What you will do: Leaving out every picture, copy the lines of the data exactly, from the first through the line containing "var yTicks = [25, 50, 75, 100, 125, 150, 175, 200];".

Information shown:
- - - - - - -

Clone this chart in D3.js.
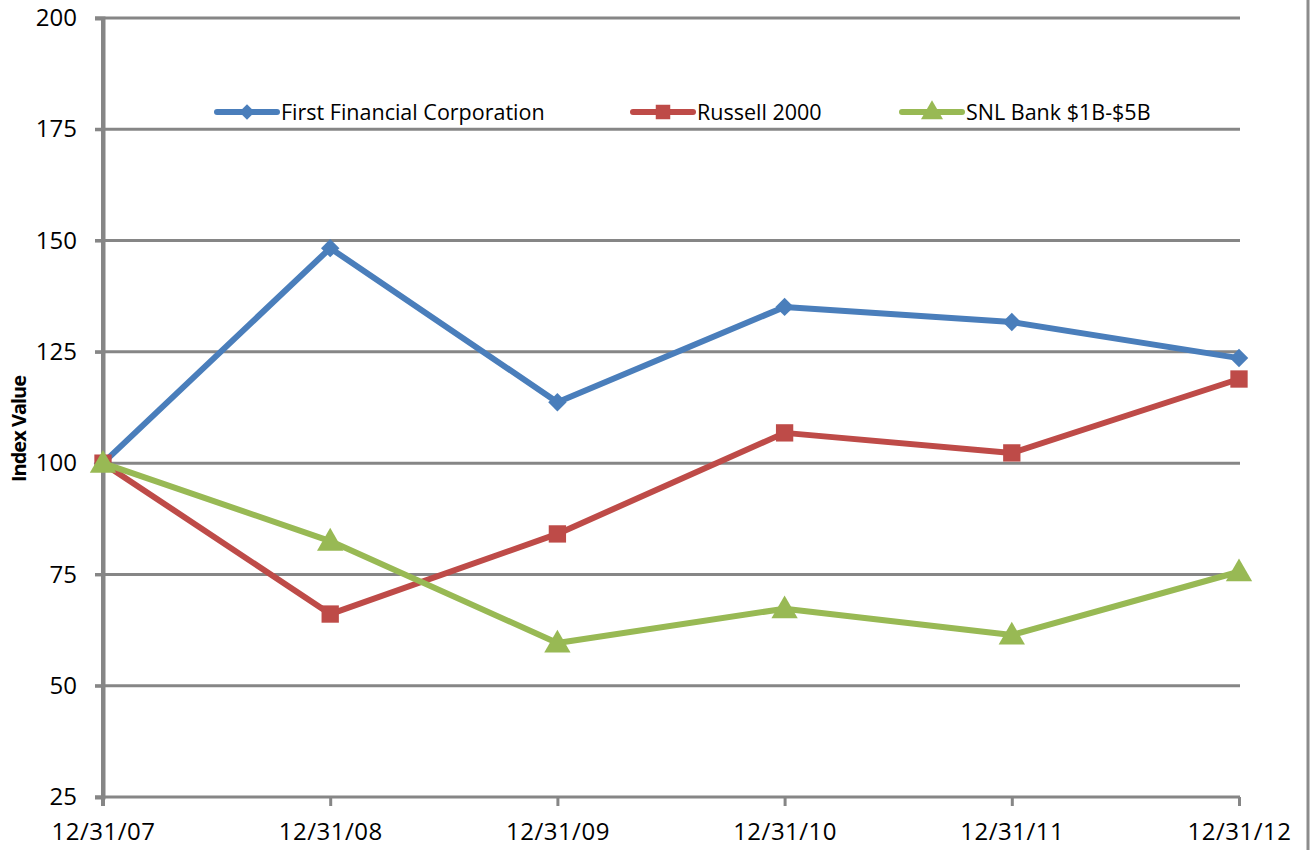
<!DOCTYPE html>
<html>
<head>
<meta charset="utf-8">
<script src="https://cdn.jsdelivr.net/npm/d3@7"></script>
<style>
  body { margin: 0; background: #fff; }
  text { font-family: "Open Sans", "Noto Sans", sans-serif; fill: #000; }
</style>
</head>
<body>
<svg id="chart" width="1311" height="850"></svg>
<script>
// data
var dates = ["12/31/07", "12/31/08", "12/31/09", "12/31/10", "12/31/11", "12/31/12"];
var firstFinancial = [100, 148.3, 113.7, 135.1, 131.7, 123.6];
var russell2000 = [100, 66.1, 84.1, 106.8, 102.3, 118.9];
var snlBank = [100, 82.5, 59.6, 67.3, 61.4, 75.6];
var yTicks = [25, 50, 75, 100, 125, 150, 175, 200];

var series = [
  {name: "First Financial Corporation", values: firstFinancial, color: "#4a7ebb", shape: "diamond"},
  {name: "Russell 2000", values: russell2000, color: "#be4b48", shape: "square"},
  {name: "SNL Bank $1B-$5B", values: snlBank, color: "#98b954", shape: "triangle"}
];

var svg = d3.select("#chart");
var plotLeft = 103, plotRight = 1239, plotTop = 18, plotBottom = 797;

// scales
var x = d3.scalePoint().domain(dates).range([plotLeft, plotRight]);
var y = d3.scaleLinear().domain([25, 200]).range([plotBottom, plotTop]);

// right border line
svg.append("line")
  .attr("x1", 1308).attr("x2", 1308)
  .attr("y1", 0).attr("y2", 850)
  .style("stroke", "#8c8c8c").style("stroke-width", 3);

// gridlines
svg.selectAll(".grid")
  .data(yTicks.filter(function(d) { return d > 25; }))
  .enter()
  .append("line")
  .attr("x1", plotLeft - 8).attr("x2", plotRight + 1)
  .attr("y1", function(d) { return y(d); })
  .attr("y2", function(d) { return y(d); })
  .style("stroke", "#868686").style("stroke-width", 3);

// y axis
var yAxis = d3.axisLeft(y).tickValues(yTicks).tickSize(8).tickPadding(18);
var gy = svg.append("g")
  .attr("transform", "translate(" + plotLeft + ",0)")
  .call(yAxis);
gy.select(".domain").style("stroke", "#868686").style("stroke-width", 4);
gy.selectAll(".tick line").style("stroke", "#868686").style("stroke-width", 3);
gy.selectAll("text").style("font-size", "24px").style("fill", "#000");

// x axis
var xAxis = d3.axisBottom(x).tickSize(9).tickPadding(17).tickSizeOuter(0);
var gx = svg.append("g")
  .attr("transform", "translate(0," + plotBottom + ")")
  .call(xAxis);
gx.select(".domain").attr("d", "M" + (plotLeft - 8) + ",0H" + (plotRight + 1))
  .style("stroke", "#868686").style("stroke-width", 3);
gx.selectAll(".tick line").style("stroke", "#868686").style("stroke-width", 3);
gx.selectAll("text").style("font-size", "24px").style("fill", "#000")
  .style("letter-spacing", "0.5px");

// redraw y domain on top of x axis
svg.append("line")
  .attr("x1", plotLeft).attr("x2", plotLeft)
  .attr("y1", plotTop - 1).attr("y2", plotBottom + 9)
  .style("stroke", "#868686").style("stroke-width", 4);

// y title
svg.append("text")
  .attr("transform", "translate(26,429) rotate(-90)")
  .attr("text-anchor", "middle")
  .style("font-size", "20px")
  .style("font-weight", "bold")
  .style("letter-spacing", "-1px")
  .text("Index Value");

// symbols (diamond = square turned 45 degrees)
var symbolType = {diamond: d3.symbolSquare, square: d3.symbolSquare, triangle: d3.symbolTriangle};
var symbolSize = {diamond: 170, square: 300, triangle: 300};
var symbolTurn = {diamond: 45, square: 0, triangle: 0};

var line = d3.line()
  .x(function(d, i) { return x(dates[i]); })
  .y(function(d) { return y(d); });

series.forEach(function(s) {
  svg.append("path")
    .datum(s.values)
    .attr("d", line)
    .style("fill", "none")
    .style("stroke", s.color)
    .style("stroke-width", 6)
    .style("stroke-linejoin", "round");

  svg.selectAll(".pt-" + s.shape)
    .data(s.values)
    .enter()
    .append("path")
    .attr("class", "pt-" + s.shape)
    .attr("transform", function(d, i) {
      var dy = s.shape == "triangle" ? 2 : 0;
      return "translate(" + x(dates[i]) + "," + (y(d) + dy) + ") rotate(" + symbolTurn[s.shape] + ")";
    })
    .attr("d", d3.symbol().type(symbolType[s.shape]).size(symbolSize[s.shape]))
    .style("fill", s.color);
});

// legend
var legendX = [217, 633, 902];
var legendY = 112;
var legend = svg.selectAll(".legend")
  .data(series)
  .enter()
  .append("g")
  .attr("class", "legend")
  .attr("transform", function(d, i) { return "translate(" + legendX[i] + "," + legendY + ")"; });

legend.append("line")
  .attr("x1", 0).attr("x2", 60)
  .attr("y1", 0).attr("y2", 0)
  .style("stroke", function(d) { return d.color; })
  .style("stroke-width", 6)
  .style("stroke-linecap", "round");

legend.append("path")
  .attr("transform", function(d) {
    return "translate(30," + (d.shape == "triangle" ? 1 : 0) + ") rotate(" + symbolTurn[d.shape] + ")";
  })
  .attr("d", function(d) { return d3.symbol().type(symbolType[d.shape]).size(symbolSize[d.shape] * 0.7)(); })
  .style("fill", function(d) { return d.color; });

legend.append("text")
  .attr("x", 64)
  .attr("y", 0)
  .attr("dy", "0.35em")
  .style("font-size", "21.5px")
  .text(function(d) { return d.name; });
</script>
</body>
</html>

- - - - - - -

Result of this task:
Clone this chart in D3.js.
<!DOCTYPE html>
<html>
<head>
<meta charset="utf-8">
<script src="https://cdn.jsdelivr.net/npm/d3@7"></script>
<style>
  body { margin: 0; background: #fff; }
  text { font-family: "Open Sans", "Noto Sans", sans-serif; fill: #000; }
</style>
</head>
<body>
<svg id="chart" width="1311" height="850"></svg>
<script>
// data
var dates = ["12/31/07", "12/31/08", "12/31/09", "12/31/10", "12/31/11", "12/31/12"];
var firstFinancial = [100, 148.3, 113.7, 135.1, 131.7, 123.6];
var russell2000 = [100, 66.1, 84.1, 106.8, 102.3, 118.9];
var snlBank = [100, 82.5, 59.6, 67.3, 61.4, 75.6];
var yTicks = [25, 50, 75, 100, 125, 150, 175, 200];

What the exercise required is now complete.